Es müsste eine Kultur des Teilens herrschen, das ist aber nur bei den Einen der Fall. Vor allem den Einheimischen. Vielleicht ein Stück Indianertum, das in ihren Adern noch überlebt hat. Denn bei diesen war privater Besitz gleich Egoismus und verpönt. Ich erinnere mich, in der Völkerkunde von Indianerhäuptlingen gehört zu haben, die von Zeit zu Zeit nicht nur ihre „eigenen“ Hütten, sondern ganze Dörfer einäscherten, um ihrem Anspruch auf individuelle Besitzlosigkeit zu genügen. Besitz gehört der Gruppe, der Familie, dem Stamm, und niemals nur Einem.

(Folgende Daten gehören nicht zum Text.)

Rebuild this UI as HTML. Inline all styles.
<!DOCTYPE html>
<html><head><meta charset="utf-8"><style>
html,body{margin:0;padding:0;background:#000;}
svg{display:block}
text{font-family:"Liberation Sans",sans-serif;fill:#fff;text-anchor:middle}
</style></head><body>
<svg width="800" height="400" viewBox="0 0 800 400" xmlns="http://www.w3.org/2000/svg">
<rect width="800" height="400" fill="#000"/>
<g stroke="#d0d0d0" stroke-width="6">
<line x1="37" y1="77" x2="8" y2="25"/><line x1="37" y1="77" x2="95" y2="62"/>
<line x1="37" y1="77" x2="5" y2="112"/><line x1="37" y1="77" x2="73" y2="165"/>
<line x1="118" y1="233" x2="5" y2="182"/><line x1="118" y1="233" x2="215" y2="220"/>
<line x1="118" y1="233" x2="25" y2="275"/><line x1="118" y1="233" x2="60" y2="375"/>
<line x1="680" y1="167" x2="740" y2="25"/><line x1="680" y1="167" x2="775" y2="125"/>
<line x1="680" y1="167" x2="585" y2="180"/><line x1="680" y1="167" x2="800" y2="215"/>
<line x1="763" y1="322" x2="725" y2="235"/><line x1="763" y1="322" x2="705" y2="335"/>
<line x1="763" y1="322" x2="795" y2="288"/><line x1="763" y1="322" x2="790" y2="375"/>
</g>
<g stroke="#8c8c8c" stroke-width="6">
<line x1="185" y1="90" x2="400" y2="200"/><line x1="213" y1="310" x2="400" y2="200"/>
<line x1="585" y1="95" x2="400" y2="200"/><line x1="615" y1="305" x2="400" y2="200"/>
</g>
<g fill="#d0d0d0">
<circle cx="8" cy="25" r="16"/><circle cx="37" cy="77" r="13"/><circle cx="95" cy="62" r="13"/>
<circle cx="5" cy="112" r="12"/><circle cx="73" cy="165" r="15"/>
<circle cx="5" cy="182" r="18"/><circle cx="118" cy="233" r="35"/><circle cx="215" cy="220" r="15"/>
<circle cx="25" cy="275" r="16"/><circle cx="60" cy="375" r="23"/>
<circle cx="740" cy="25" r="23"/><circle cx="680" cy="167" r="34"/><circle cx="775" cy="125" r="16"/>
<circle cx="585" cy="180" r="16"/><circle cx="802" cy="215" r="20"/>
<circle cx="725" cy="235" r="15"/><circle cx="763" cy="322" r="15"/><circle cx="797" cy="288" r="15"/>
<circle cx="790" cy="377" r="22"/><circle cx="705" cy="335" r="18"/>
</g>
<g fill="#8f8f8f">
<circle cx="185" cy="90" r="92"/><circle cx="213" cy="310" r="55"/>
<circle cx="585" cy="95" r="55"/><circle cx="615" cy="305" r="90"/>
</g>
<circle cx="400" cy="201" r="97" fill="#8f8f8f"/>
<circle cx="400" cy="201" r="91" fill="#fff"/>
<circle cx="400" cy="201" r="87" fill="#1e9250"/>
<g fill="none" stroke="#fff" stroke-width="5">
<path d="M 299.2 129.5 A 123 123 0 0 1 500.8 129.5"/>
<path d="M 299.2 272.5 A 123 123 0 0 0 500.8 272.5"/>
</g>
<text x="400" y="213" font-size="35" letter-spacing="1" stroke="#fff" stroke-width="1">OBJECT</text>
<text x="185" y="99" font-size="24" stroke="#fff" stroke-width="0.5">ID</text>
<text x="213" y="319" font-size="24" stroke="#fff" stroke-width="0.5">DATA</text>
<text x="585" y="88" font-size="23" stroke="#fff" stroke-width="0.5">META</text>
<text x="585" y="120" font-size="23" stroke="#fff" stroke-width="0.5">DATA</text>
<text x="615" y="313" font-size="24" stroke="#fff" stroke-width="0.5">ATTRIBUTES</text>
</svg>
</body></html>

Bei uns haben solche Systeme nie funktioniert, vor allem politisch. So bezeichnet man ja auch Angelegenheiten, die die „Steuerung von Staat und Gesellschaft im Ganzen betreffen“. Aber zum Steuern braucht es Hebel, Machthebel, und die die hebeln – bei uns meist dank Wahlen – missbrauchen ihre Privilegien für sich persönlich, oder die Familie, den Freundeskreis oder nähere Gruppen. Für Staat und Gesellschaft bleibt nichts mehr übrig, es ist der Mensch, der versagt hat.
Aristide war ursprünglich ein Pionier der befreiungstheologischen Gruppe Ti Legliz („Kleine Kirche“), deren Fans, wie auch die seiner späteren Partei „Fanmi Lavalas“ (Familie Lawine, Erdrutsch) eigentlich auch die gemeinsame Nutzung aller Güter anstrebte. Mit dieser Lüge war es natürlich leicht, die gigantische Mehrheit im damaligen Armenland zu erringen.

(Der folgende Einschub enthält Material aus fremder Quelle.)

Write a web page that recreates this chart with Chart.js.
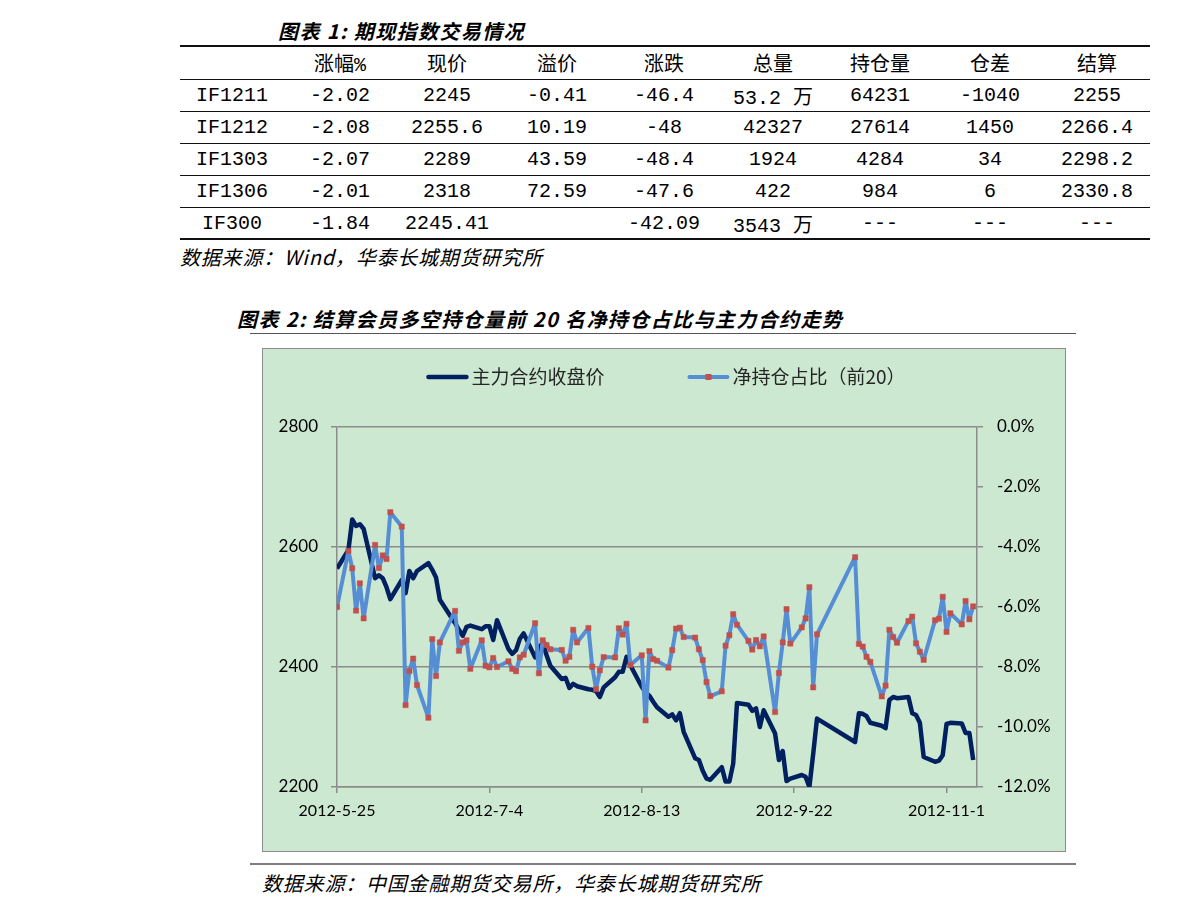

Bald hatte er, getreu seinen damals hochgehaltenen Prinzipien, die reichen Bürger (ich habe schon geschrieben, in Haïti gäbe es mehr Millionäre als in der Schweiz) aufgefordert, sie müssten ihre Paläste mit den Hüttenbewohnern teilen. So plump geht es natürlich nicht, und das wurde ihm zum Verhängnis. Es kam zum Militärputsch mit Totalembargo, das das Land zerschmetterte wie nichts in der Geschichte und an die Schwelle der äussersten Armut trieb.
So wurde der vermeintliche Armenpriester in der Folge mehrfach Staatspräsident. Auch er konnte der Versuchung des Machtmissbrauchs zugunsten der eigenen Taschen nicht widerstehen und wurde schliesslich, nach anderen Verfehlungen, ins südafrikanische Exil verjagt.